§ **Exercise data**:

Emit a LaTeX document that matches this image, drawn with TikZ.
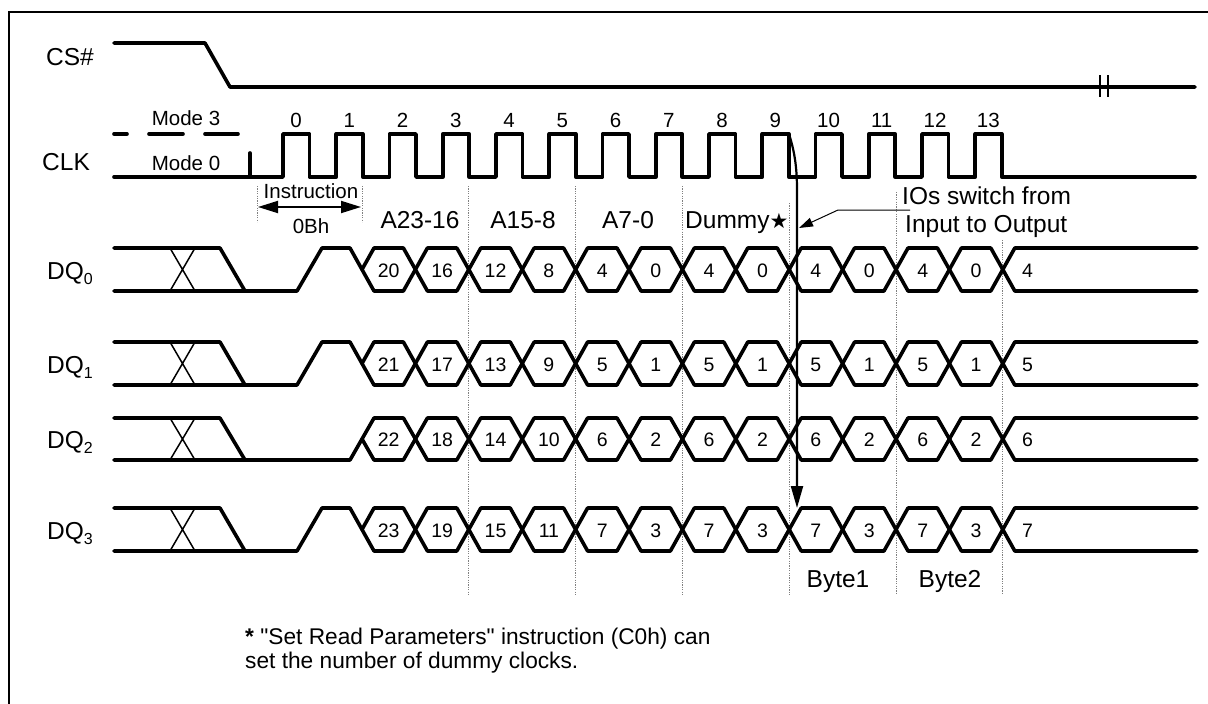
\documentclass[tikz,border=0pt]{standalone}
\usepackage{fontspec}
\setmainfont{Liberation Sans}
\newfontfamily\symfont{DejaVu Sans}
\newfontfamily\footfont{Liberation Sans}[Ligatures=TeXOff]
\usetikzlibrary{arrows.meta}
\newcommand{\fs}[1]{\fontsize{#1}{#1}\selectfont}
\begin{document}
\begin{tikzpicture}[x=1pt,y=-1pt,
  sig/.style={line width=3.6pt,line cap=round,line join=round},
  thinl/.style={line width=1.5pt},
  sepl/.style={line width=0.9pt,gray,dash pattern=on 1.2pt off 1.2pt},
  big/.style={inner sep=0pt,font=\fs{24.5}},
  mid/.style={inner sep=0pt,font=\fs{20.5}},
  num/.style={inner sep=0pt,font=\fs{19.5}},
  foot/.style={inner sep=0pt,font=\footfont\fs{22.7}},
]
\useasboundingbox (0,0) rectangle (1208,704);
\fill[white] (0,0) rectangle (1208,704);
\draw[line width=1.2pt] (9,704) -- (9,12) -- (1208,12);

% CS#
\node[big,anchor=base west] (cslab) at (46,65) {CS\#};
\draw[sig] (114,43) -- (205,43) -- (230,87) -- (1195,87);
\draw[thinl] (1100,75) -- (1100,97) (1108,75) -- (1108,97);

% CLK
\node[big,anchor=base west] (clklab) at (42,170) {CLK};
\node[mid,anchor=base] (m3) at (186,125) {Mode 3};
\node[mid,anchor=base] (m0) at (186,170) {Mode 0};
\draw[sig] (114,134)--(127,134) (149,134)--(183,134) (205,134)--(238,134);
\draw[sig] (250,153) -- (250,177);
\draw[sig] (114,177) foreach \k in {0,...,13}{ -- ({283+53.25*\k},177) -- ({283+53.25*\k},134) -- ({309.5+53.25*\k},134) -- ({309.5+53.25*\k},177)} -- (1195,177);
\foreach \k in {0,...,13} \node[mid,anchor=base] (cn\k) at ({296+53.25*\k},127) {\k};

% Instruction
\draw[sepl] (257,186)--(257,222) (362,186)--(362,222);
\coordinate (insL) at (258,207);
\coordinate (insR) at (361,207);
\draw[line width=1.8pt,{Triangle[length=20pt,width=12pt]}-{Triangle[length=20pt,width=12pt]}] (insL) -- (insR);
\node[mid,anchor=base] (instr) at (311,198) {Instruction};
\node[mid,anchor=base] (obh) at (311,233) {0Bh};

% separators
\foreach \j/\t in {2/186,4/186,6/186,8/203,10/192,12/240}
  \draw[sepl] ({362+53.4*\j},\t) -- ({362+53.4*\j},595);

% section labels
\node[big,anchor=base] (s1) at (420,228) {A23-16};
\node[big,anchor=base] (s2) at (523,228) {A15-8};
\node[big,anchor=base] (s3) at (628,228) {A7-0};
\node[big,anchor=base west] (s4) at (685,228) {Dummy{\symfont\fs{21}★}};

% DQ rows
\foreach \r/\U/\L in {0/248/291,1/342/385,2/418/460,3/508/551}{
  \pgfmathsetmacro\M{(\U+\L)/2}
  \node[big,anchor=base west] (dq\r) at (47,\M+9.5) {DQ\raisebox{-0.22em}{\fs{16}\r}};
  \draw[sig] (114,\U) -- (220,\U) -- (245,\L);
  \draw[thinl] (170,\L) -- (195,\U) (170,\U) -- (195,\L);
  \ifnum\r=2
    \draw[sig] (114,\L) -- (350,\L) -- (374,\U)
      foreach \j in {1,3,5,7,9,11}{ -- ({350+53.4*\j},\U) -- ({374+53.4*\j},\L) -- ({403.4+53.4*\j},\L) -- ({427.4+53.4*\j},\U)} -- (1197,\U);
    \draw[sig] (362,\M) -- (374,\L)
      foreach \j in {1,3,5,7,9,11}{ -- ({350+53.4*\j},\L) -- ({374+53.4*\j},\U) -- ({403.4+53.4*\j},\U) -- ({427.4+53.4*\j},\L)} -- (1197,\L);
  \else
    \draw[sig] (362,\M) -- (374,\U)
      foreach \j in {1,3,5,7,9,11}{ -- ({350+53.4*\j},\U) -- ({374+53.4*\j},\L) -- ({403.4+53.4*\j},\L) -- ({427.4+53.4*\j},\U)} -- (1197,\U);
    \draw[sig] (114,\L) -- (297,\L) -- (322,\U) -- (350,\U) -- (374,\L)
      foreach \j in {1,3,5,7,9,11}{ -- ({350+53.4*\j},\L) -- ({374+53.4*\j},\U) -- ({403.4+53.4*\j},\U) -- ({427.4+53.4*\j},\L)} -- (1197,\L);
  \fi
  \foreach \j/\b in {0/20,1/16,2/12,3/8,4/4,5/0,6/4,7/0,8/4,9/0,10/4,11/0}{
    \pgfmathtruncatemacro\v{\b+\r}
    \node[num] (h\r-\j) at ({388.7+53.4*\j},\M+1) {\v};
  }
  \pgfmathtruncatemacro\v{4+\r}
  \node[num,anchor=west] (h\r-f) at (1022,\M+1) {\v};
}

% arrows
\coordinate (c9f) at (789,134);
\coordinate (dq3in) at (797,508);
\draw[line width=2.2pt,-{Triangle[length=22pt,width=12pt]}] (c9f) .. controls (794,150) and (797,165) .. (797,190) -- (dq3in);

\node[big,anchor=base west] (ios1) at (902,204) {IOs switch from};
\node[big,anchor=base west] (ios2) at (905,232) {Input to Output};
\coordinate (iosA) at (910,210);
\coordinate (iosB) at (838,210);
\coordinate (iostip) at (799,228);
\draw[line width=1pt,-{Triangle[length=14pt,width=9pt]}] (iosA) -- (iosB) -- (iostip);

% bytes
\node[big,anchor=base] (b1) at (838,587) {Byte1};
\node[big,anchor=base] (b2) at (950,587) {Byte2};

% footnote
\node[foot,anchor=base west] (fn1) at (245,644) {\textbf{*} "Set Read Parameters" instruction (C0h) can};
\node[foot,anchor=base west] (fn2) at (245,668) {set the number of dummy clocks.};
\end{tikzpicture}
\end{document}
==
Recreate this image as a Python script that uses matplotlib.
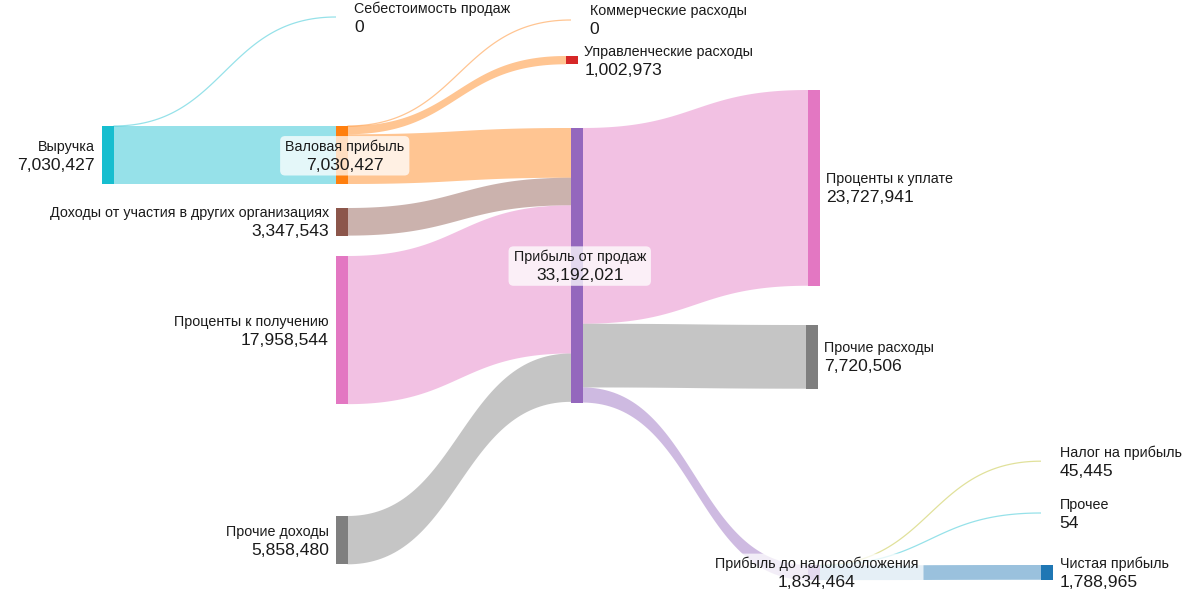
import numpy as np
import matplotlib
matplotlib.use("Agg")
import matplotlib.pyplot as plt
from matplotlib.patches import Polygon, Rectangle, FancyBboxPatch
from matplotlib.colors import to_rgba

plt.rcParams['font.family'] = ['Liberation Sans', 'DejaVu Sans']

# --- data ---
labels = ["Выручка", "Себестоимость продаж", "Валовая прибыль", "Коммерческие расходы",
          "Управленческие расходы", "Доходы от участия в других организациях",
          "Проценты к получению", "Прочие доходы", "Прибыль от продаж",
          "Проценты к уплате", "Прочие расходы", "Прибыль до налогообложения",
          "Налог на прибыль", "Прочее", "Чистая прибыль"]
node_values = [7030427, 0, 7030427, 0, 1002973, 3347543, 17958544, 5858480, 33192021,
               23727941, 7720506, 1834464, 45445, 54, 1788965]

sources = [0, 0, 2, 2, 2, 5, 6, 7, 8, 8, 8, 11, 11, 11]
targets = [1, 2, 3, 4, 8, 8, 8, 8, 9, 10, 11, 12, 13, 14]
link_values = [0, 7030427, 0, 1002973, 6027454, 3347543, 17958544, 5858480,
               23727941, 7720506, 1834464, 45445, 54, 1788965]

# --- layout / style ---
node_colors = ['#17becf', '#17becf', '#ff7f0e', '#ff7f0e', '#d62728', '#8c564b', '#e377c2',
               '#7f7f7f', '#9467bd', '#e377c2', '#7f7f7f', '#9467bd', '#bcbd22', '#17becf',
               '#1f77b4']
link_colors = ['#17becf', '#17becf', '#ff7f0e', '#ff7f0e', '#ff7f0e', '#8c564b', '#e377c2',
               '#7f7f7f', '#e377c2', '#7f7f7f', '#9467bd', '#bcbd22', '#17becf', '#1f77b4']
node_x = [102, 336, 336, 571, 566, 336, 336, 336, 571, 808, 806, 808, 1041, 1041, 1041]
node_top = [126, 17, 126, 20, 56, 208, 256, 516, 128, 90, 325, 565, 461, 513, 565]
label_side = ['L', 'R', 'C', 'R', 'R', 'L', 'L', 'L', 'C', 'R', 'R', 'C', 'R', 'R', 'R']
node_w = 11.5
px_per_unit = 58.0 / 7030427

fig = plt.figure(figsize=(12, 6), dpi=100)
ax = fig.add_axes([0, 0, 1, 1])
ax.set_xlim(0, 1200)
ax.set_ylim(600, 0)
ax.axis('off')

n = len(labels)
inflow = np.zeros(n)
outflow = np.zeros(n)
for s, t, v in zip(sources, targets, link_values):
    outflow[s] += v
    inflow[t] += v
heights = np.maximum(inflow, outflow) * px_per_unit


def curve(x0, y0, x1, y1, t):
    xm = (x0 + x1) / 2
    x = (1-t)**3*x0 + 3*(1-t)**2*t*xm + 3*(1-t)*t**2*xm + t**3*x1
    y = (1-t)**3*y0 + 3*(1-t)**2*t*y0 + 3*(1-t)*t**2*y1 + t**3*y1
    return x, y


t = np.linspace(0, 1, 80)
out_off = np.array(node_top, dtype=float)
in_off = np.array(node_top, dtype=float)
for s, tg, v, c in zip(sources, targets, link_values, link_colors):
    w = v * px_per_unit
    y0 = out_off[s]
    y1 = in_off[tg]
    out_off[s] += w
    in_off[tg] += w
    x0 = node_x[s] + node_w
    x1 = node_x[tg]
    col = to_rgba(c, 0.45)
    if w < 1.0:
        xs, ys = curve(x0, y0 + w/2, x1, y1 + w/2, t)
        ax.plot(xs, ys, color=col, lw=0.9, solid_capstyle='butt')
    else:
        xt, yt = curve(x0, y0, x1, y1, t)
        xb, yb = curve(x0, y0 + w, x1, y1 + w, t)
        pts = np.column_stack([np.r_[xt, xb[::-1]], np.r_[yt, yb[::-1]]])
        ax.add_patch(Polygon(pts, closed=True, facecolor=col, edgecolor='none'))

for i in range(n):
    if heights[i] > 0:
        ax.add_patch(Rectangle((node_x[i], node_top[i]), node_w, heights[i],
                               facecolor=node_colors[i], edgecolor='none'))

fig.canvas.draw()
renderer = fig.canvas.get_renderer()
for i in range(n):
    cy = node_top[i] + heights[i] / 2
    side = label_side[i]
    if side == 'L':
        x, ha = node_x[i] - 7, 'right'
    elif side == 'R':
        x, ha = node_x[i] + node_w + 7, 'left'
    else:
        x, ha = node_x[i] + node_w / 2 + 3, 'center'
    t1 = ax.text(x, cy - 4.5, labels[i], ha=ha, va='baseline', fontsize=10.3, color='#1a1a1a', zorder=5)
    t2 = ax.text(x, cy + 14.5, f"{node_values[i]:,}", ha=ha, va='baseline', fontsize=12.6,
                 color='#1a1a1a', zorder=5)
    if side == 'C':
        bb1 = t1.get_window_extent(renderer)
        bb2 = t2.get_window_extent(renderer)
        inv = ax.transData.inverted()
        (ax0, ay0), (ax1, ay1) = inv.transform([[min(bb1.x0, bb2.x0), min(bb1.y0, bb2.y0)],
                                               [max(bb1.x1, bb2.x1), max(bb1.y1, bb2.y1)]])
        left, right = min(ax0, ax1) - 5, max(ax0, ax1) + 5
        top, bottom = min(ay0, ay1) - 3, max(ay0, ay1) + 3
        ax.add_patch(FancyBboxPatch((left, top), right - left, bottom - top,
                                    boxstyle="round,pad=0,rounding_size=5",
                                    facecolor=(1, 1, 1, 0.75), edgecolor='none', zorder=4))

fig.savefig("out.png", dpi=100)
...
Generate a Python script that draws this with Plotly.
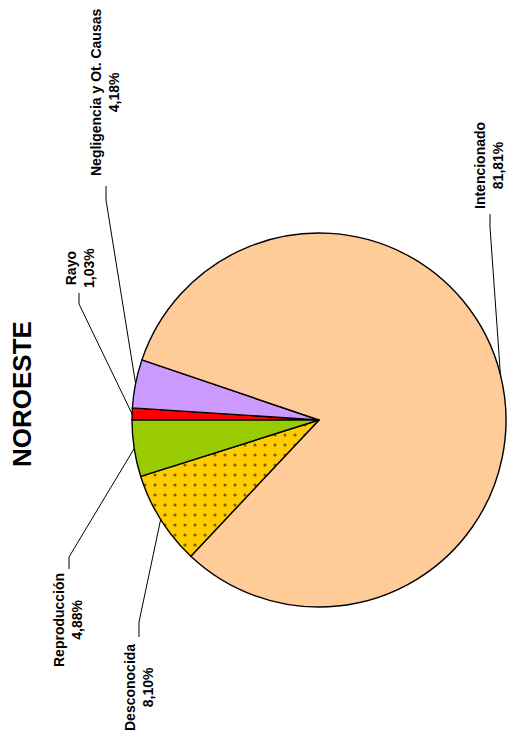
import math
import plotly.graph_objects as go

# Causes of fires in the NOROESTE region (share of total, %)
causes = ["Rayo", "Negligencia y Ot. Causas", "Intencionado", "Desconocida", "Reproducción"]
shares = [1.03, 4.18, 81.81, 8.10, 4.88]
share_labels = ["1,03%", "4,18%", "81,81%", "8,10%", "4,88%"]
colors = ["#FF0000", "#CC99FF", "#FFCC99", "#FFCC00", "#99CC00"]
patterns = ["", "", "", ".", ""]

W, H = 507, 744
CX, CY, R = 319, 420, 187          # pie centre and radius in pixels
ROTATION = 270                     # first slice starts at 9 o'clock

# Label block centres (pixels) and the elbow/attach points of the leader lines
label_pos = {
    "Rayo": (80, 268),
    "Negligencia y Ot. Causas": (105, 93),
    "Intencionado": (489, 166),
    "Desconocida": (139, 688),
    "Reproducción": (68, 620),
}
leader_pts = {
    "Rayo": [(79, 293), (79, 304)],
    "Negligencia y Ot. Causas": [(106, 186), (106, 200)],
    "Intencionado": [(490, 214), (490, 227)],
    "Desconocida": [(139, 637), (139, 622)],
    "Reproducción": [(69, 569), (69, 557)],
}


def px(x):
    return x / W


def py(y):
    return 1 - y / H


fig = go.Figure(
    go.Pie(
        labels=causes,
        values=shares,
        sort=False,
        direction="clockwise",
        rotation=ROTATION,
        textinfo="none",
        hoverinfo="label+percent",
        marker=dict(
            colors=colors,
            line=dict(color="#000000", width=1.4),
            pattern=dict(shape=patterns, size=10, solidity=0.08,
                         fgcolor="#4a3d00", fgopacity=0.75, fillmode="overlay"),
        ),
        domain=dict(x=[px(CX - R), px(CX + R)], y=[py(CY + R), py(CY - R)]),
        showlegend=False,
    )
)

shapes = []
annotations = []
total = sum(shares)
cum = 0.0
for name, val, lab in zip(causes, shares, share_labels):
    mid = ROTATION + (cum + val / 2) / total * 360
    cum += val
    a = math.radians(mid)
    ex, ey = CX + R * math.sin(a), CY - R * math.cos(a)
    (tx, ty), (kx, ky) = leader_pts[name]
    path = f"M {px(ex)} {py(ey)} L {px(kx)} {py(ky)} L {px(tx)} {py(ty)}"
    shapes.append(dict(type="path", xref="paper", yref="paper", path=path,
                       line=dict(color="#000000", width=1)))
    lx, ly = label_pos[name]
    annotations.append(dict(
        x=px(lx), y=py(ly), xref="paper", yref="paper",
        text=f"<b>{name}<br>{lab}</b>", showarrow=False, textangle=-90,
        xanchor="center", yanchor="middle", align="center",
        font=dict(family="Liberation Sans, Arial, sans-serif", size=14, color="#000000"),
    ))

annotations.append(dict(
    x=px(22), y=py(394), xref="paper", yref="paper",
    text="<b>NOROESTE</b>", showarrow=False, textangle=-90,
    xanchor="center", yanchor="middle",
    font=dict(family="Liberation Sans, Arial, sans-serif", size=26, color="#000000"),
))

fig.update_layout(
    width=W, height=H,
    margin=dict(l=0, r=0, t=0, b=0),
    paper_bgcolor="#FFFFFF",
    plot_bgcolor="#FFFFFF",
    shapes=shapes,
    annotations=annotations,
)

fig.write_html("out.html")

§ **Task requirements**:
In the listing above, find the line with "Recreate this image" and the line with "plt.rcParams['font.family'] = ['Liberation". Copy both of them and every line between, exactly, but not the pictures.

§ **Full answer**:
Recreate this image as a Python script that uses matplotlib.
import numpy as np
import matplotlib
matplotlib.use("Agg")
import matplotlib.pyplot as plt
from matplotlib.patches import Polygon, Rectangle, FancyBboxPatch
from matplotlib.colors import to_rgba

plt.rcParams['font.family'] = ['Liberation Sans', 'DejaVu Sans']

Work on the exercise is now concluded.